Jakarta – Kunjungan kerja Panitia Kerja (Panja) Rancangan Undang-Undang (RUU) Pangan Komisi IV Dewan Perwakilan Rakyat (DPR) digelar di Institut Pertanian Bogor (IPB) pada 8 Mei 2025. Kegiatan ini dipimpin oleh Ketua Komisi IV, dengan tujuan untuk menggali gagasan dan pandangan dari para akademisi serta mahasiswa mengenai revisi Undang-Undang Nomor 18 Tahun 2012 mengenai Pangan.
Firman Soebagyo, sebagai anggota Panja RUU Pangan, menyatakan, “Kunjungan ini bukan hanya ajang diskusi, tetapi juga memahami pandangan dari para guru besar, dosen, dan mahasiswa IPB terkait pembahasan revisi UU Pangan yang sedang berjalan.” Diskusi yang dimoderatori oleh Wakil Rektor IPB ini dihadiri oleh delapan profesor, dosen, dan mahasiswa, berlangsung dengan substansi yang kaya dan bermanfaat.
Dari forum tersebut, para anggota dewan memperoleh berbagai masukan berharga mengenai usulan revisi UU Pangan. “Saran-saran ini akan kami gunakan sebagai referensi penting dalam menyusun naskah akademik dan draf RUU. Kami berharap dengan revisi ini, undang-undang yang dihasilkan memenuhi kualitas yang tinggi dan mampu menjawab tantangan ketahanan serta kedaulatan pangan nasional di masa depan,” tambah Firman.

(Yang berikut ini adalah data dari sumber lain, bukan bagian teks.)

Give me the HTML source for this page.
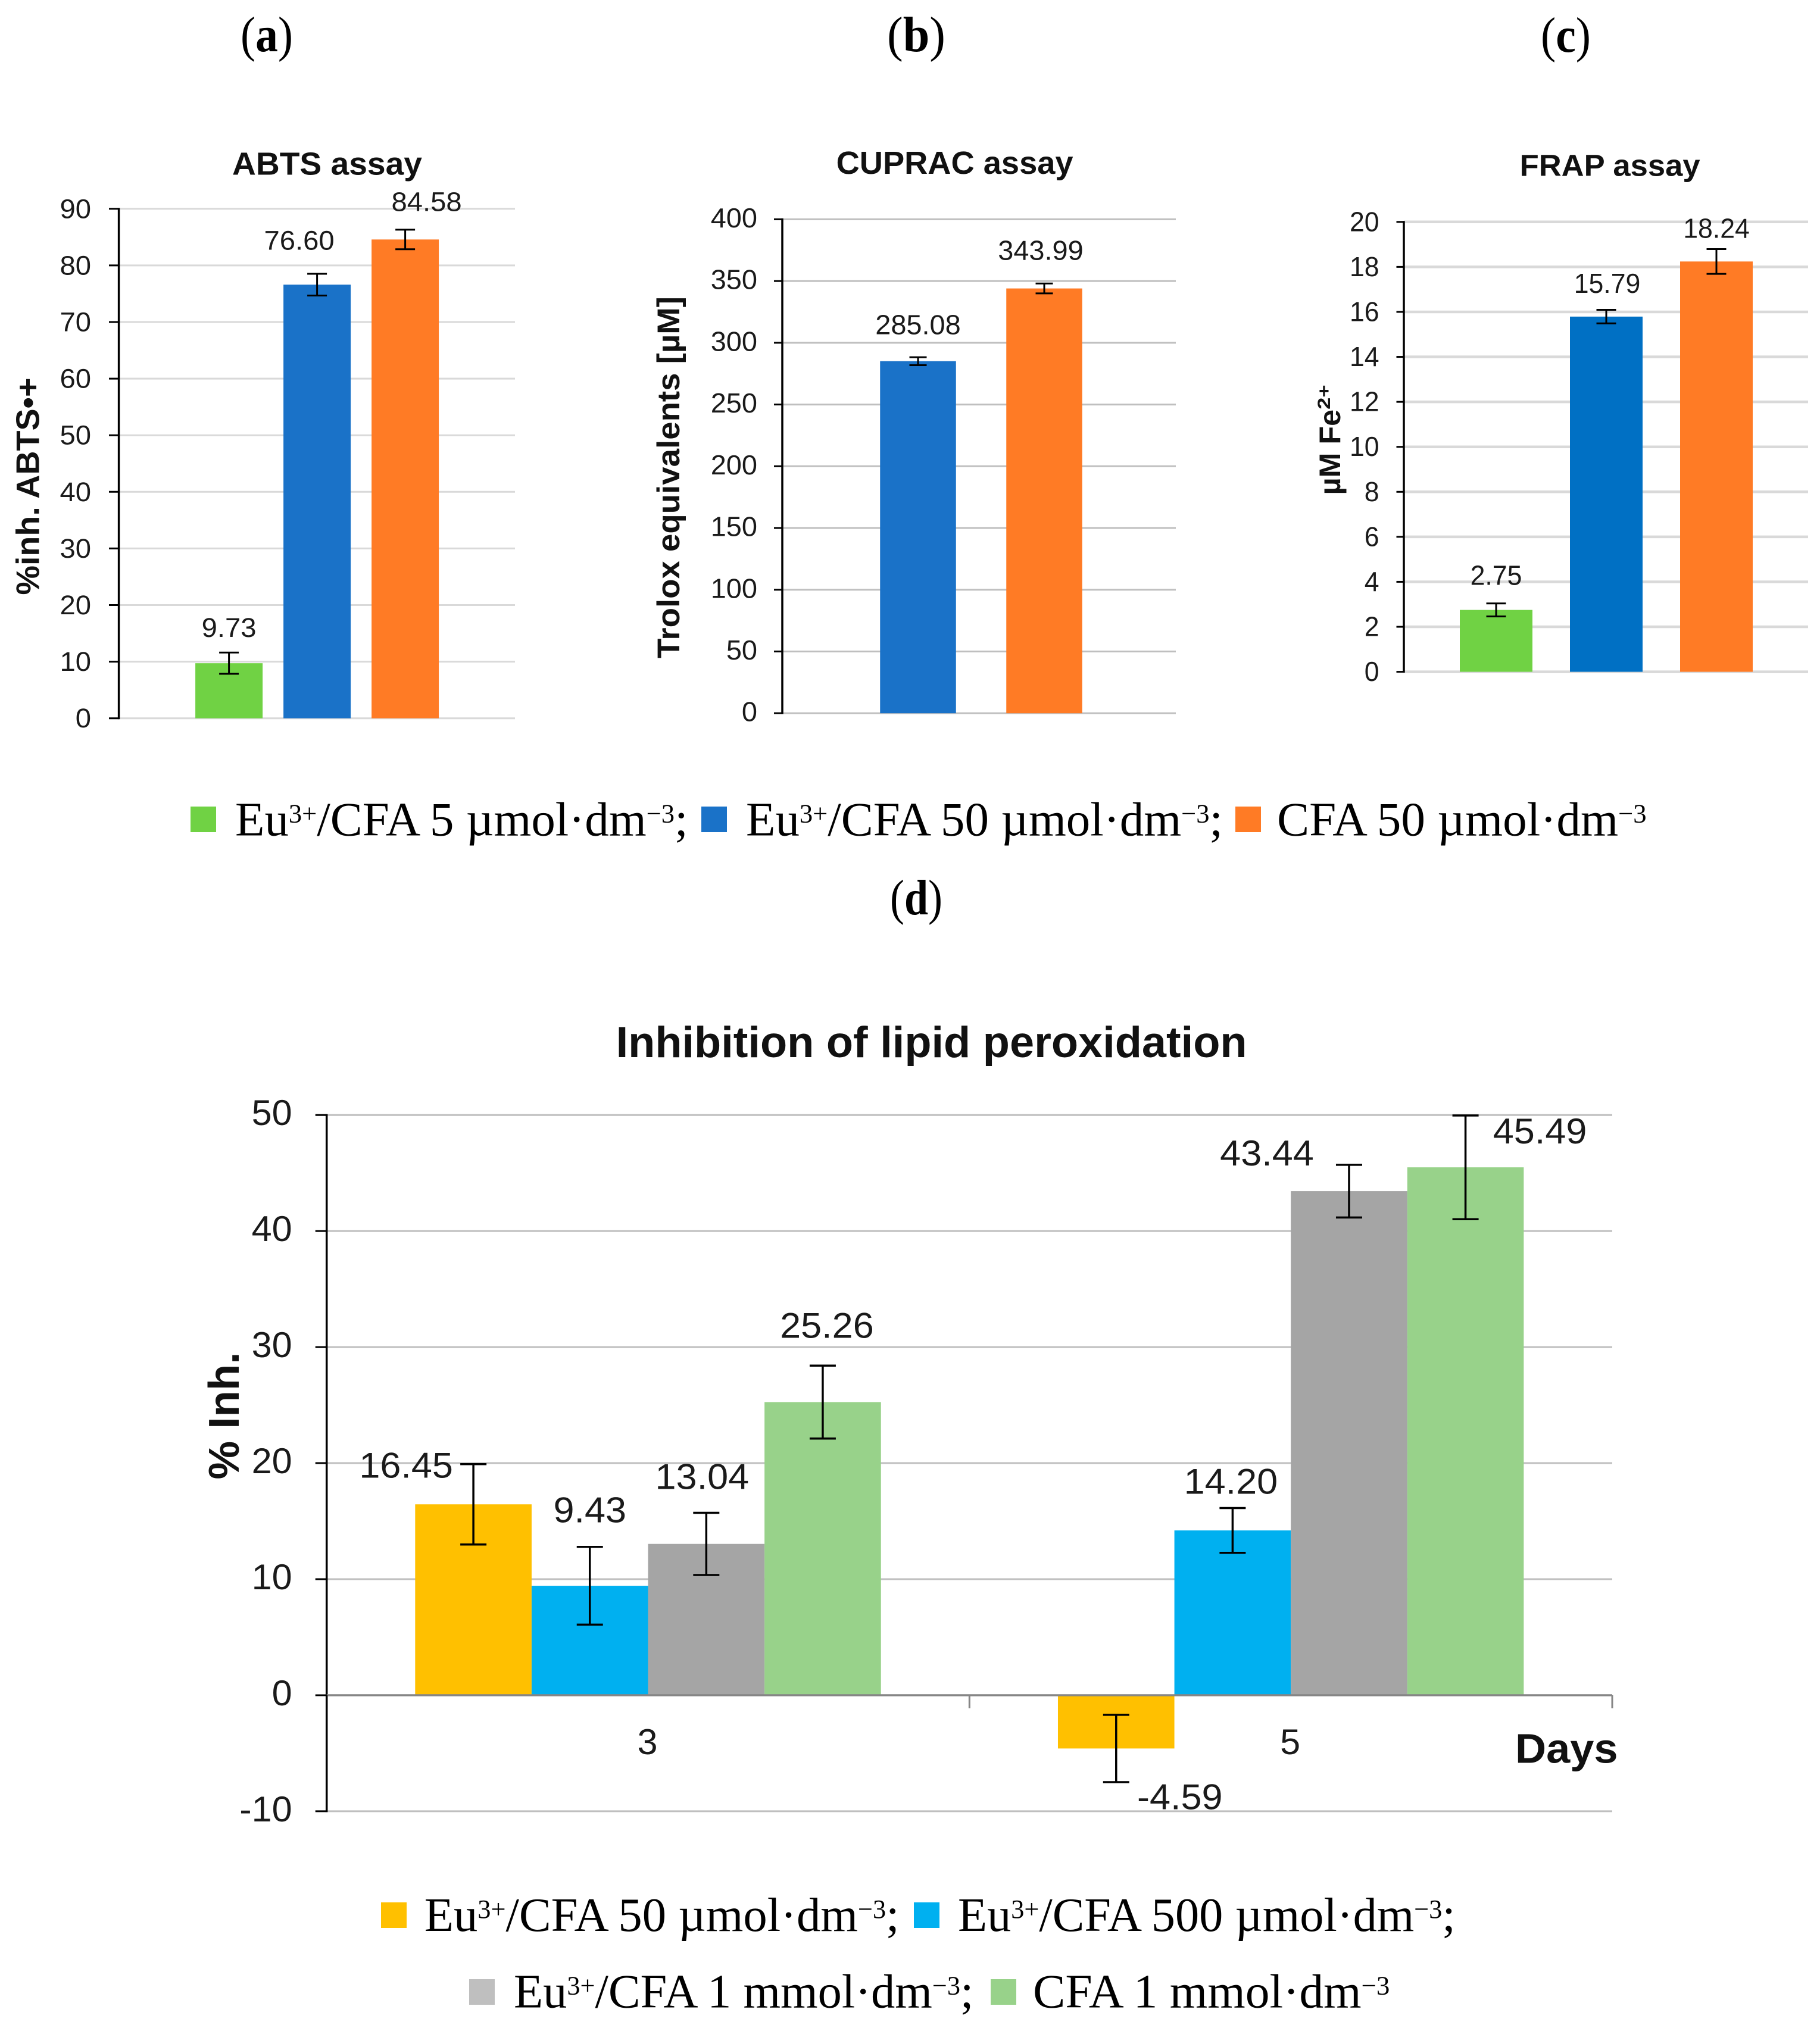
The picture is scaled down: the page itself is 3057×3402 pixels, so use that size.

Dalam diskusi itu, sejumlah isu krusial dibahas, seperti kedaulatan pangan, diversifikasi dan substitusi pangan, serta perumusan program makan bergizi gratis (MBG) dengan standar tertentu. Firman juga menyoroti pentingnya menjadikan ikan sebagai salah satu alternatif utama dalam pemenuhan gizi dan protein dalam konteks program MBG.
Lebih jauh, anggota DPR dari daerah pemilihan Jawa Tengah III ini menegaskan pentingnya kolaborasi antara pemerintah dan lembaga pendidikan tinggi. “Pemerintah harus melakukan upaya maksimal untuk menjalin kerja sama dengan perguruan tinggi dalam melakukan riset tentang pangan. Hasil riset ini akan sangat berharga dalam perumusan dan pelaksanaan kebijakan, terutama berkaitan dengan diversifikasi dan substitusi pangan,” ungkapnya.
Keberhasilan dari inisiatif ini sangat bergantung pada seberapa efektif kolaborasi antara pemerintah dan institusi pendidikan tinggi. Jika kedua belah pihak dapat saling mendukung, maka dampak positif bagi ketahanan pangan di tanah air akan semakin besar. Diharapkan, dengan dukungan riset yang solid serta kebijakan yang relevan, akan tercipta sistem pangan yang lebih baik, terjangkau, dan berkelanjutan.
Isu ketahanan pangan menjadi semakin mendesak, terutama di tengah pergeseran pola konsumsi masyarakat dan tantangan dari perubahan iklim. “Sudah saatnya kita semua, baik pemerintah, akademisi, maupun masyarakat, bersatu padu untuk mencapai tujuan kedaulatan pangan,” tegas Firman, menunjukkan urgensi dari permasalahan ini dan ajakan untuk berkolaborasi dalam menciptakan solusi.
Di sisi lain, masalah terkait program makan bergizi gratis kembali mencuat di kota Bogor. Terdapat laporan keracunan yang melibatkan beberapa siswa, yang mengindikasikan perlunya evaluasi mendalam atas sistem distribusi dan kualitas makanan yang disediakan. Pihak terkait diharapkan lebih berhati-hati dalam penerapan program-program yang langsung bersentuhan dengan kesehatan masyarakat.